__What is needed__: All of the data below must be repeated exactly.

__Data provided__:
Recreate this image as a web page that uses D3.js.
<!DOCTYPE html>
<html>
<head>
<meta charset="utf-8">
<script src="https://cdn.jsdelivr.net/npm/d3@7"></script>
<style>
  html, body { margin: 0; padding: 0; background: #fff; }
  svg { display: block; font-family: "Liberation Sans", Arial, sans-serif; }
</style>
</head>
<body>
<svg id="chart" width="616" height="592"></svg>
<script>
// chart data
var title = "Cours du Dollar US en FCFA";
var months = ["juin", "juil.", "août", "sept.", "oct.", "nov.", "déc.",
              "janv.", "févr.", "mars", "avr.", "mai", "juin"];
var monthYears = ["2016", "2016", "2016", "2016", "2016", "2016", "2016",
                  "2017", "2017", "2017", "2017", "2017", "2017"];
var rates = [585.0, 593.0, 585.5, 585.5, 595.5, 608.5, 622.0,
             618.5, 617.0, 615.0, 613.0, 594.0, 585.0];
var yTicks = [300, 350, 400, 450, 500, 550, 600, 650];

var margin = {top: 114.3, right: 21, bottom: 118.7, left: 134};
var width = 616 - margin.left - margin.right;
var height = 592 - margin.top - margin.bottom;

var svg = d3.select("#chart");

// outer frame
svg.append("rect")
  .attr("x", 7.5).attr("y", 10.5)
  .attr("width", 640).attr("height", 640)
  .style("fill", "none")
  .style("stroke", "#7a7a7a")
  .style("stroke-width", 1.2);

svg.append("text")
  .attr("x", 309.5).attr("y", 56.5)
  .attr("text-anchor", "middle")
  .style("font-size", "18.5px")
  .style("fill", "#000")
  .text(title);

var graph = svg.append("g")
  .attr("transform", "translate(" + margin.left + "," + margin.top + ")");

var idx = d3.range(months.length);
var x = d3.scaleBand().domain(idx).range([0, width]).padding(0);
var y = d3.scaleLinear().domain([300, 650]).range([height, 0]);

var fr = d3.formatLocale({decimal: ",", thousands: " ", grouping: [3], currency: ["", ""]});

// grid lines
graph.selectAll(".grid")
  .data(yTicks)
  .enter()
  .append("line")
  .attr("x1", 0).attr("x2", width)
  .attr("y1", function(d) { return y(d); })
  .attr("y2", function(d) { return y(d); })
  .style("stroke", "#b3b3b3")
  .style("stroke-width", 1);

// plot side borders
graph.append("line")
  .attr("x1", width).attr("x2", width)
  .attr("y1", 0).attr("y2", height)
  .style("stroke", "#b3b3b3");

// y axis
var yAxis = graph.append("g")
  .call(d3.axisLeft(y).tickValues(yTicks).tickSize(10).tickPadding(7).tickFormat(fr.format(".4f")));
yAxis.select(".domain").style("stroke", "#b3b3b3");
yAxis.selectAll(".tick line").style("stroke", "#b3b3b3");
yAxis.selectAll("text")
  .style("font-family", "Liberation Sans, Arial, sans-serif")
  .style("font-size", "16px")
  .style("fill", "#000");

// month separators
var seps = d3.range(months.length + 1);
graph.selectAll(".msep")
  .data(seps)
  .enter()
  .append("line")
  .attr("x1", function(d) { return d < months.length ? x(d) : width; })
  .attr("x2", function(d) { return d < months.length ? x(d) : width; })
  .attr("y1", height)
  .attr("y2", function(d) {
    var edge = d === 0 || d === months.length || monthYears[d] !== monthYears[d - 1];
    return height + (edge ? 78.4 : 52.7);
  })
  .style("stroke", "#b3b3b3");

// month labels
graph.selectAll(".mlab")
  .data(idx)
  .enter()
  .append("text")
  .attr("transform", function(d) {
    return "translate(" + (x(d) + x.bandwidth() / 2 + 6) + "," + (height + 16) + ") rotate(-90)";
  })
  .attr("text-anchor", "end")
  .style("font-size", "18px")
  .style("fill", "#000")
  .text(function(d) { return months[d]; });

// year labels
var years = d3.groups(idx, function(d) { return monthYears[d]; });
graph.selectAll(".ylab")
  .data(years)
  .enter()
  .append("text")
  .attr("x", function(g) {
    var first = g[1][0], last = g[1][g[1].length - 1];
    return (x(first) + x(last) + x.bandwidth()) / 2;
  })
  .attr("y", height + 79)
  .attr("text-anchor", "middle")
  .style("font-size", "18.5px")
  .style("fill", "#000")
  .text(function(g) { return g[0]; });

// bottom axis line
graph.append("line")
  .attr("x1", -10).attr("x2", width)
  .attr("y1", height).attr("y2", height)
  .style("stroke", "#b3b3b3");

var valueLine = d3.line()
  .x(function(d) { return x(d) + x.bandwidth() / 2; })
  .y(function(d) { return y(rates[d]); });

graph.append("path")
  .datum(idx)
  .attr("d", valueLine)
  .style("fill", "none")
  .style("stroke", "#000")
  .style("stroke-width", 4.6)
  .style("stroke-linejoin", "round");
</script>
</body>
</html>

__The answer__:
Recreate this image as a web page that uses D3.js.
<!DOCTYPE html>
<html>
<head>
<meta charset="utf-8">
<script src="https://cdn.jsdelivr.net/npm/d3@7"></script>
<style>
  html, body { margin: 0; padding: 0; background: #fff; }
  svg { display: block; font-family: "Liberation Sans", Arial, sans-serif; }
</style>
</head>
<body>
<svg id="chart" width="616" height="592"></svg>
<script>
// chart data
var title = "Cours du Dollar US en FCFA";
var months = ["juin", "juil.", "août", "sept.", "oct.", "nov.", "déc.",
              "janv.", "févr.", "mars", "avr.", "mai", "juin"];
var monthYears = ["2016", "2016", "2016", "2016", "2016", "2016", "2016",
                  "2017", "2017", "2017", "2017", "2017", "2017"];
var rates = [585.0, 593.0, 585.5, 585.5, 595.5, 608.5, 622.0,
             618.5, 617.0, 615.0, 613.0, 594.0, 585.0];
var yTicks = [300, 350, 400, 450, 500, 550, 600, 650];

var margin = {top: 114.3, right: 21, bottom: 118.7, left: 134};
var width = 616 - margin.left - margin.right;
var height = 592 - margin.top - margin.bottom;

var svg = d3.select("#chart");

// outer frame
svg.append("rect")
  .attr("x", 7.5).attr("y", 10.5)
  .attr("width", 640).attr("height", 640)
  .style("fill", "none")
  .style("stroke", "#7a7a7a")
  .style("stroke-width", 1.2);

svg.append("text")
  .attr("x", 309.5).attr("y", 56.5)
  .attr("text-anchor", "middle")
  .style("font-size", "18.5px")
  .style("fill", "#000")
  .text(title);

var graph = svg.append("g")
  .attr("transform", "translate(" + margin.left + "," + margin.top + ")");

var idx = d3.range(months.length);
var x = d3.scaleBand().domain(idx).range([0, width]).padding(0);
var y = d3.scaleLinear().domain([300, 650]).range([height, 0]);

var fr = d3.formatLocale({decimal: ",", thousands: " ", grouping: [3], currency: ["", ""]});

// grid lines
graph.selectAll(".grid")
  .data(yTicks)
  .enter()
  .append("line")
  .attr("x1", 0).attr("x2", width)
  .attr("y1", function(d) { return y(d); })
  .attr("y2", function(d) { return y(d); })
  .style("stroke", "#b3b3b3")
  .style("stroke-width", 1);

// plot side borders
graph.append("line")
  .attr("x1", width).attr("x2", width)
  .attr("y1", 0).attr("y2", height)
  .style("stroke", "#b3b3b3");

// y axis
var yAxis = graph.append("g")
  .call(d3.axisLeft(y).tickValues(yTicks).tickSize(10).tickPadding(7).tickFormat(fr.format(".4f")));
yAxis.select(".domain").style("stroke", "#b3b3b3");
yAxis.selectAll(".tick line").style("stroke", "#b3b3b3");
yAxis.selectAll("text")
  .style("font-family", "Liberation Sans, Arial, sans-serif")
  .style("font-size", "16px")
  .style("fill", "#000");

// month separators
var seps = d3.range(months.length + 1);
graph.selectAll(".msep")
  .data(seps)
  .enter()
  .append("line")
  .attr("x1", function(d) { return d < months.length ? x(d) : width; })
  .attr("x2", function(d) { return d < months.length ? x(d) : width; })
  .attr("y1", height)
  .attr("y2", function(d) {
    var edge = d === 0 || d === months.length || monthYears[d] !== monthYears[d - 1];
    return height + (edge ? 78.4 : 52.7);
  })
  .style("stroke", "#b3b3b3");

// month labels
graph.selectAll(".mlab")
  .data(idx)
  .enter()
  .append("text")
  .attr("transform", function(d) {
    return "translate(" + (x(d) + x.bandwidth() / 2 + 6) + "," + (height + 16) + ") rotate(-90)";
  })
  .attr("text-anchor", "end")
  .style("font-size", "18px")
  .style("fill", "#000")
  .text(function(d) { return months[d]; });

// year labels
var years = d3.groups(idx, function(d) { return monthYears[d]; });
graph.selectAll(".ylab")
  .data(years)
  .enter()
  .append("text")
  .attr("x", function(g) {
    var first = g[1][0], last = g[1][g[1].length - 1];
    return (x(first) + x(last) + x.bandwidth()) / 2;
  })
  .attr("y", height + 79)
  .attr("text-anchor", "middle")
  .style("font-size", "18.5px")
  .style("fill", "#000")
  .text(function(g) { return g[0]; });

// bottom axis line
graph.append("line")
  .attr("x1", -10).attr("x2", width)
  .attr("y1", height).attr("y2", height)
  .style("stroke", "#b3b3b3");

var valueLine = d3.line()
  .x(function(d) { return x(d) + x.bandwidth() / 2; })
  .y(function(d) { return y(rates[d]); });

graph.append("path")
  .datum(idx)
  .attr("d", valueLine)
  .style("fill", "none")
  .style("stroke", "#000")
  .style("stroke-width", 4.6)
  .style("stroke-linejoin", "round");
</script>
</body>
</html>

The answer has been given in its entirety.